One of the earliest of the modern appearances of the doppelgänger is also one of the most thorough. In James Hogg’s Private Memoirs and Confessions of a Justified Sinner (1824), the doppelgänger appears twice; in the first half of the novel the bookish introvert Robert Wringham becomes a “shadow’ to his more athletic and popular older step-brother, George, eventually provoking a fight and eventually George’s death, implicitly at Robert’s hands. In the second half of the novel Robert is haunted by the sinister Gil Martin, Robert’s physical double and emotional opposite.
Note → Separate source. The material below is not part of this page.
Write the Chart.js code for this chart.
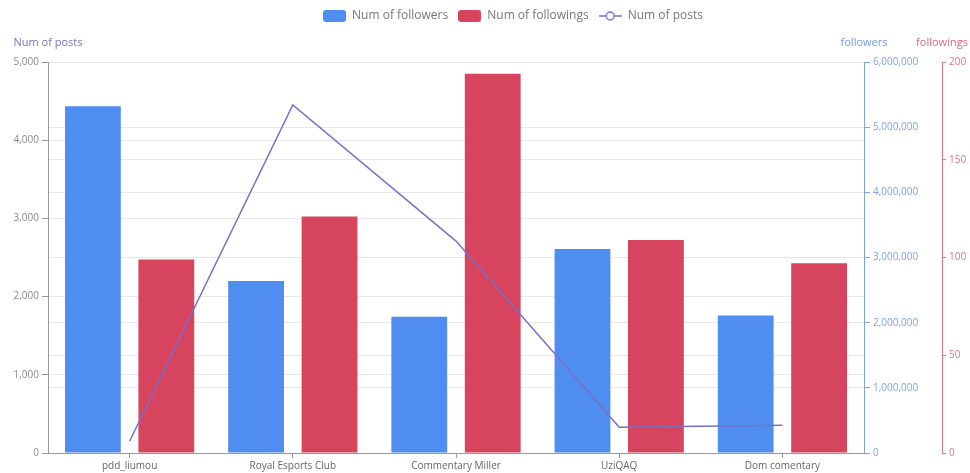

Examples in Victorian literature are too numerous to list. A few include: Golem Bella, the sexual id, in von Arnim’s Isabella of Egypt; Peter Schlemihl’s shadow in Adalbert von Chamisso’s Peter Schlemihl (1813), which becomes the part of Schlemihl without which he is incomplete; the Creature in Frankenstein, the irrationality, masculinity, and hate which Victor represses; Bulwer Lytton’s “Monos and Daimonos” (1830), in which a man who values solitude above all else is haunted by another individual who simply will not leave him alone, even after being murdered; Poe’s “William Wilson” (1839) which includes the rare moral doppelgänger to the depraved protagonist; Poe’s “Purloined Letter” (see: The C. Auguste Dupin Mysteries), in which D---- is the less scrupulous (and almost as clever) double of Dupin; a doppelgänger created by magic in Ainsworth’s Lancashire Witches; the Shadow in George Macdonald’s Phantastes, perhaps the doppelgänger with the most uncomplicated moral symbolism; the two Allan Armadales in Wilkie Collins’ Armadale, the one haunted, friendless, and sympathetic, the other bluff, hearty, and idiotic; Benito Perez Galdos’ La Sombra (1870), in which Galdos becomes the doppelgänger, the titular shadow, of his protagonist, who is in turn haunted by a third version of himself; and Henry Harland’s The Cardinal’s Snuff-Box (1900), in which an author meets the doppelgänger of the heroine of his novel.

The two most obvious doppelgängers of the century are the werewolf and Stevenson’s Mr. Hyde (see: The Strange Case of Dr. Jekyll and Mister Hyde). The werewolf, a popular motif in nineteenth century supernatural fiction, generally represents either the purely evil side of a character (see: Wagner the Wehrwolf) or the repressed side (see: The Leader of Wolves). But some prominent nineteenth century werewolf stories do not present the werewolf as a doppelgänger. In these stories (see: The Phantom Ship, “The Were-Wolf”), there is no significant difference between the human personality and the werewolf; the human body is simply a costume the wolf wears.

Mr. Hyde became the paradigmatic doppelgänger. The ambiguity of his symbolism, and the way in which multiple meanings can be derived from him, make him the ideal doppelgänger. He can represent the id, or evil, or repressed homosexuality, or whatever other meaning a critic wishes to apply to him. The symbolism of the physical change, something not present before Dr. Jekyll & Mr. Hyde, adds to the resonance of the character for later, modern audiences.

 

1 Barry Murnane, “Doppelganger,” in Jeffrey Andrew Weinstock, ed., The Ashgate Encyclopedia of Literary and Cinematic Monsters (Burlington, VT: Ashgate Publishing, 2014), 172-173.